DATA LINES:
------------------------------------
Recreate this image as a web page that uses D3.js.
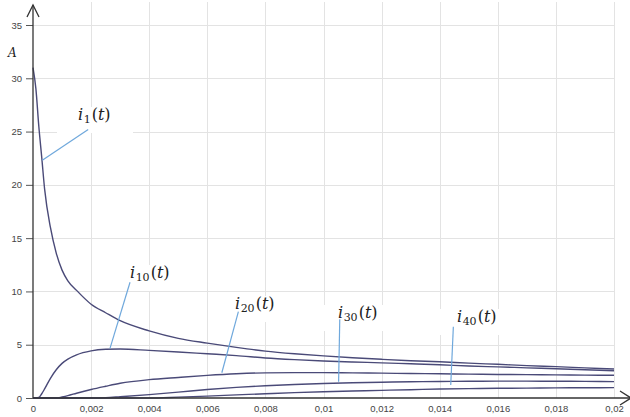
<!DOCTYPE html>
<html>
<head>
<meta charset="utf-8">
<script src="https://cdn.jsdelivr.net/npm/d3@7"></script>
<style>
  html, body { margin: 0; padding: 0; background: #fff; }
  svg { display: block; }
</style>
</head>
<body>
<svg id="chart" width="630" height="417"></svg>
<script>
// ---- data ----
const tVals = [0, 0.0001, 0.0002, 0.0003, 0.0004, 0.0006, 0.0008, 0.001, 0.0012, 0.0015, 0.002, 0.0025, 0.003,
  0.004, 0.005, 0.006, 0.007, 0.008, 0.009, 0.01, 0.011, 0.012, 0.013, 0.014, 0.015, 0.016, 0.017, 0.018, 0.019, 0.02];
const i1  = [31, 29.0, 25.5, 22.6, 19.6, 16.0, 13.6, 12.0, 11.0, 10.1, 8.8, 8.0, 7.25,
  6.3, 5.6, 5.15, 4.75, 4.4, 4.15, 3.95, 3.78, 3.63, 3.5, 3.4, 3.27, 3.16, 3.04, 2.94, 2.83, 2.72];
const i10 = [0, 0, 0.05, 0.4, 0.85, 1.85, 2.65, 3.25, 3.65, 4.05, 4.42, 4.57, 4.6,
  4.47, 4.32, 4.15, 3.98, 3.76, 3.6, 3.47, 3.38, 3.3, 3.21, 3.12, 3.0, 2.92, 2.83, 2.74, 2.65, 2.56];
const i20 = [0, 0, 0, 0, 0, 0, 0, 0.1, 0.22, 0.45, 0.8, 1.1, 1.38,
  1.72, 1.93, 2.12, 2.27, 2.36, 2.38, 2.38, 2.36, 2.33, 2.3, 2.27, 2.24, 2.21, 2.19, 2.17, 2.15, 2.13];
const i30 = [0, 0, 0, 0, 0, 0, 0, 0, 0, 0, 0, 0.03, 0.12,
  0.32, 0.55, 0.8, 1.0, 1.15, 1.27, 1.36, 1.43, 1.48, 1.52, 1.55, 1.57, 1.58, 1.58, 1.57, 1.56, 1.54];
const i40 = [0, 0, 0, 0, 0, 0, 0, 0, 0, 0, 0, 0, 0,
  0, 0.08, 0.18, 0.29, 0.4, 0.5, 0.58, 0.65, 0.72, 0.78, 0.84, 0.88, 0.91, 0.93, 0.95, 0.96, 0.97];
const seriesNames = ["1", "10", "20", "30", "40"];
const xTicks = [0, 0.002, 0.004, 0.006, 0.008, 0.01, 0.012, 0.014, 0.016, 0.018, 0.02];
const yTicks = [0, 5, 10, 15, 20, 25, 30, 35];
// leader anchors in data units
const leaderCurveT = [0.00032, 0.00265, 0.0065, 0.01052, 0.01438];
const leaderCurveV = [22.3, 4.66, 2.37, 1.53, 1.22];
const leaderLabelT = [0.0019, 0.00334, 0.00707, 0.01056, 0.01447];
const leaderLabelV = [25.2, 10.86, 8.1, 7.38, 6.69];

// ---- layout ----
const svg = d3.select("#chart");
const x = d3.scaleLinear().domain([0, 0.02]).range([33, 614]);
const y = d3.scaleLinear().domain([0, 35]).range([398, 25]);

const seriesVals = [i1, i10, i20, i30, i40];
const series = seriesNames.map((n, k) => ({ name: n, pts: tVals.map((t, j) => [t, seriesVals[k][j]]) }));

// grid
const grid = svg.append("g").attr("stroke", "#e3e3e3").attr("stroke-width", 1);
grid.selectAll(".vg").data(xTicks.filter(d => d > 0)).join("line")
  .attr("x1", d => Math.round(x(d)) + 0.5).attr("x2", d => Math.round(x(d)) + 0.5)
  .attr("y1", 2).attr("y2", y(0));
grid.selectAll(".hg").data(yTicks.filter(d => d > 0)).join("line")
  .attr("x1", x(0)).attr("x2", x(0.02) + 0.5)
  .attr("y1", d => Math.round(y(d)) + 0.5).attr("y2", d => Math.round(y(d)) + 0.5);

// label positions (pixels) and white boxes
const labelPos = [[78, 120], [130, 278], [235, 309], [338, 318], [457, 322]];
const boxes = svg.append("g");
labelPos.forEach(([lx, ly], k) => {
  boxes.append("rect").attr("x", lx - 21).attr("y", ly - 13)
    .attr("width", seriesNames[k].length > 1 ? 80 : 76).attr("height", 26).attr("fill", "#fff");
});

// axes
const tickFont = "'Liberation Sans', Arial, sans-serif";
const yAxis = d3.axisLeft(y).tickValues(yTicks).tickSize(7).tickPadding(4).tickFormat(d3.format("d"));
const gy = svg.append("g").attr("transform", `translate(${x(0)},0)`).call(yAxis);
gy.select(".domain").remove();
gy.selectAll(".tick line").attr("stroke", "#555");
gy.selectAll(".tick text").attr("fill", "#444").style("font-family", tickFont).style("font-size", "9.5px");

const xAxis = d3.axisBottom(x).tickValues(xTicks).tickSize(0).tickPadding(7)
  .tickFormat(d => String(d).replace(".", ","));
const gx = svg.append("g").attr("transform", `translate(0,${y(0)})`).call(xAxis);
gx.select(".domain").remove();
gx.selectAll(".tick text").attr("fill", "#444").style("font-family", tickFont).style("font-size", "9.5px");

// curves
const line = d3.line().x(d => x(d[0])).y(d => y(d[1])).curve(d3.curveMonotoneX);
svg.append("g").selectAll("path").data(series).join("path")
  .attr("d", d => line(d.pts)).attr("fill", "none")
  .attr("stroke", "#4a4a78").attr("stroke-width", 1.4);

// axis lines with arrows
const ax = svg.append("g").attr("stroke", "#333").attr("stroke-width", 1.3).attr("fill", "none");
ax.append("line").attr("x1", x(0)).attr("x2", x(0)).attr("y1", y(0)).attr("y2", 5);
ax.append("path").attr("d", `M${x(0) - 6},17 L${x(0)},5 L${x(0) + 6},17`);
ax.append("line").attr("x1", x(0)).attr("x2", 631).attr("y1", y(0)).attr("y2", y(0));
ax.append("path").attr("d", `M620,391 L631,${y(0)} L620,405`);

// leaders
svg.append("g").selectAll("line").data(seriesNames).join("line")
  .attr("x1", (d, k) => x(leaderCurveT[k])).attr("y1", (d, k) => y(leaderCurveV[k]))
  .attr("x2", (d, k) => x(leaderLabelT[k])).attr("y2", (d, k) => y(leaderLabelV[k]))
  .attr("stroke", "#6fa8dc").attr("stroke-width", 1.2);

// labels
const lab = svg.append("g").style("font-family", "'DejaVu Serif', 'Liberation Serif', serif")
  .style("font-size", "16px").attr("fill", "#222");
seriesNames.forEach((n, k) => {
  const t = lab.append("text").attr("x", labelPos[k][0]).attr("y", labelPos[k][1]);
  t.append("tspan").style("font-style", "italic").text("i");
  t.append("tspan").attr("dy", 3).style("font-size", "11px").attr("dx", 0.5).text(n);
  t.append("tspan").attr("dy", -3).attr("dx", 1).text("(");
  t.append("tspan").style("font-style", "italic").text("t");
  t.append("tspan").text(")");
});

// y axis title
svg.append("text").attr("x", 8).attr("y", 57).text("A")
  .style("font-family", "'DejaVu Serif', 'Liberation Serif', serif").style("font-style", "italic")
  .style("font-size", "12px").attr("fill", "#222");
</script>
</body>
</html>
------------------------------------
EXERCISE REQUIREMENTS:
Reproduce each line exactly, please, except for any pictures.

RESULT:
Recreate this image as a web page that uses D3.js.
<!DOCTYPE html>
<html>
<head>
<meta charset="utf-8">
<script src="https://cdn.jsdelivr.net/npm/d3@7"></script>
<style>
  html, body { margin: 0; padding: 0; background: #fff; }
  svg { display: block; }
</style>
</head>
<body>
<svg id="chart" width="630" height="417"></svg>
<script>
// ---- data ----
const tVals = [0, 0.0001, 0.0002, 0.0003, 0.0004, 0.0006, 0.0008, 0.001, 0.0012, 0.0015, 0.002, 0.0025, 0.003,
  0.004, 0.005, 0.006, 0.007, 0.008, 0.009, 0.01, 0.011, 0.012, 0.013, 0.014, 0.015, 0.016, 0.017, 0.018, 0.019, 0.02];
const i1  = [31, 29.0, 25.5, 22.6, 19.6, 16.0, 13.6, 12.0, 11.0, 10.1, 8.8, 8.0, 7.25,
  6.3, 5.6, 5.15, 4.75, 4.4, 4.15, 3.95, 3.78, 3.63, 3.5, 3.4, 3.27, 3.16, 3.04, 2.94, 2.83, 2.72];
const i10 = [0, 0, 0.05, 0.4, 0.85, 1.85, 2.65, 3.25, 3.65, 4.05, 4.42, 4.57, 4.6,
  4.47, 4.32, 4.15, 3.98, 3.76, 3.6, 3.47, 3.38, 3.3, 3.21, 3.12, 3.0, 2.92, 2.83, 2.74, 2.65, 2.56];
const i20 = [0, 0, 0, 0, 0, 0, 0, 0.1, 0.22, 0.45, 0.8, 1.1, 1.38,
  1.72, 1.93, 2.12, 2.27, 2.36, 2.38, 2.38, 2.36, 2.33, 2.3, 2.27, 2.24, 2.21, 2.19, 2.17, 2.15, 2.13];
const i30 = [0, 0, 0, 0, 0, 0, 0, 0, 0, 0, 0, 0.03, 0.12,
  0.32, 0.55, 0.8, 1.0, 1.15, 1.27, 1.36, 1.43, 1.48, 1.52, 1.55, 1.57, 1.58, 1.58, 1.57, 1.56, 1.54];
const i40 = [0, 0, 0, 0, 0, 0, 0, 0, 0, 0, 0, 0, 0,
  0, 0.08, 0.18, 0.29, 0.4, 0.5, 0.58, 0.65, 0.72, 0.78, 0.84, 0.88, 0.91, 0.93, 0.95, 0.96, 0.97];
const seriesNames = ["1", "10", "20", "30", "40"];
const xTicks = [0, 0.002, 0.004, 0.006, 0.008, 0.01, 0.012, 0.014, 0.016, 0.018, 0.02];
const yTicks = [0, 5, 10, 15, 20, 25, 30, 35];
// leader anchors in data units
const leaderCurveT = [0.00032, 0.00265, 0.0065, 0.01052, 0.01438];
const leaderCurveV = [22.3, 4.66, 2.37, 1.53, 1.22];
const leaderLabelT = [0.0019, 0.00334, 0.00707, 0.01056, 0.01447];
const leaderLabelV = [25.2, 10.86, 8.1, 7.38, 6.69];

// ---- layout ----
const svg = d3.select("#chart");
const x = d3.scaleLinear().domain([0, 0.02]).range([33, 614]);
const y = d3.scaleLinear().domain([0, 35]).range([398, 25]);

const seriesVals = [i1, i10, i20, i30, i40];
const series = seriesNames.map((n, k) => ({ name: n, pts: tVals.map((t, j) => [t, seriesVals[k][j]]) }));

// grid
const grid = svg.append("g").attr("stroke", "#e3e3e3").attr("stroke-width", 1);
grid.selectAll(".vg").data(xTicks.filter(d => d > 0)).join("line")
  .attr("x1", d => Math.round(x(d)) + 0.5).attr("x2", d => Math.round(x(d)) + 0.5)
  .attr("y1", 2).attr("y2", y(0));
grid.selectAll(".hg").data(yTicks.filter(d => d > 0)).join("line")
  .attr("x1", x(0)).attr("x2", x(0.02) + 0.5)
  .attr("y1", d => Math.round(y(d)) + 0.5).attr("y2", d => Math.round(y(d)) + 0.5);

// label positions (pixels) and white boxes
const labelPos = [[78, 120], [130, 278], [235, 309], [338, 318], [457, 322]];
const boxes = svg.append("g");
labelPos.forEach(([lx, ly], k) => {
  boxes.append("rect").attr("x", lx - 21).attr("y", ly - 13)
    .attr("width", seriesNames[k].length > 1 ? 80 : 76).attr("height", 26).attr("fill", "#fff");
});

// axes
const tickFont = "'Liberation Sans', Arial, sans-serif";
const yAxis = d3.axisLeft(y).tickValues(yTicks).tickSize(7).tickPadding(4).tickFormat(d3.format("d"));
const gy = svg.append("g").attr("transform", `translate(${x(0)},0)`).call(yAxis);
gy.select(".domain").remove();
gy.selectAll(".tick line").attr("stroke", "#555");
gy.selectAll(".tick text").attr("fill", "#444").style("font-family", tickFont).style("font-size", "9.5px");

const xAxis = d3.axisBottom(x).tickValues(xTicks).tickSize(0).tickPadding(7)
  .tickFormat(d => String(d).replace(".", ","));
const gx = svg.append("g").attr("transform", `translate(0,${y(0)})`).call(xAxis);
gx.select(".domain").remove();
gx.selectAll(".tick text").attr("fill", "#444").style("font-family", tickFont).style("font-size", "9.5px");

// curves
const line = d3.line().x(d => x(d[0])).y(d => y(d[1])).curve(d3.curveMonotoneX);
svg.append("g").selectAll("path").data(series).join("path")
  .attr("d", d => line(d.pts)).attr("fill", "none")
  .attr("stroke", "#4a4a78").attr("stroke-width", 1.4);

// axis lines with arrows
const ax = svg.append("g").attr("stroke", "#333").attr("stroke-width", 1.3).attr("fill", "none");
ax.append("line").attr("x1", x(0)).attr("x2", x(0)).attr("y1", y(0)).attr("y2", 5);
ax.append("path").attr("d", `M${x(0) - 6},17 L${x(0)},5 L${x(0) + 6},17`);
ax.append("line").attr("x1", x(0)).attr("x2", 631).attr("y1", y(0)).attr("y2", y(0));
ax.append("path").attr("d", `M620,391 L631,${y(0)} L620,405`);

// leaders
svg.append("g").selectAll("line").data(seriesNames).join("line")
  .attr("x1", (d, k) => x(leaderCurveT[k])).attr("y1", (d, k) => y(leaderCurveV[k]))
  .attr("x2", (d, k) => x(leaderLabelT[k])).attr("y2", (d, k) => y(leaderLabelV[k]))
  .attr("stroke", "#6fa8dc").attr("stroke-width", 1.2);

// labels
const lab = svg.append("g").style("font-family", "'DejaVu Serif', 'Liberation Serif', serif")
  .style("font-size", "16px").attr("fill", "#222");
seriesNames.forEach((n, k) => {
  const t = lab.append("text").attr("x", labelPos[k][0]).attr("y", labelPos[k][1]);
  t.append("tspan").style("font-style", "italic").text("i");
  t.append("tspan").attr("dy", 3).style("font-size", "11px").attr("dx", 0.5).text(n);
  t.append("tspan").attr("dy", -3).attr("dx", 1).text("(");
  t.append("tspan").style("font-style", "italic").text("t");
  t.append("tspan").text(")");
});

// y axis title
svg.append("text").attr("x", 8).attr("y", 57).text("A")
  .style("font-family", "'DejaVu Serif', 'Liberation Serif', serif").style("font-style", "italic")
  .style("font-size", "12px").attr("fill", "#222");
</script>
</body>
</html>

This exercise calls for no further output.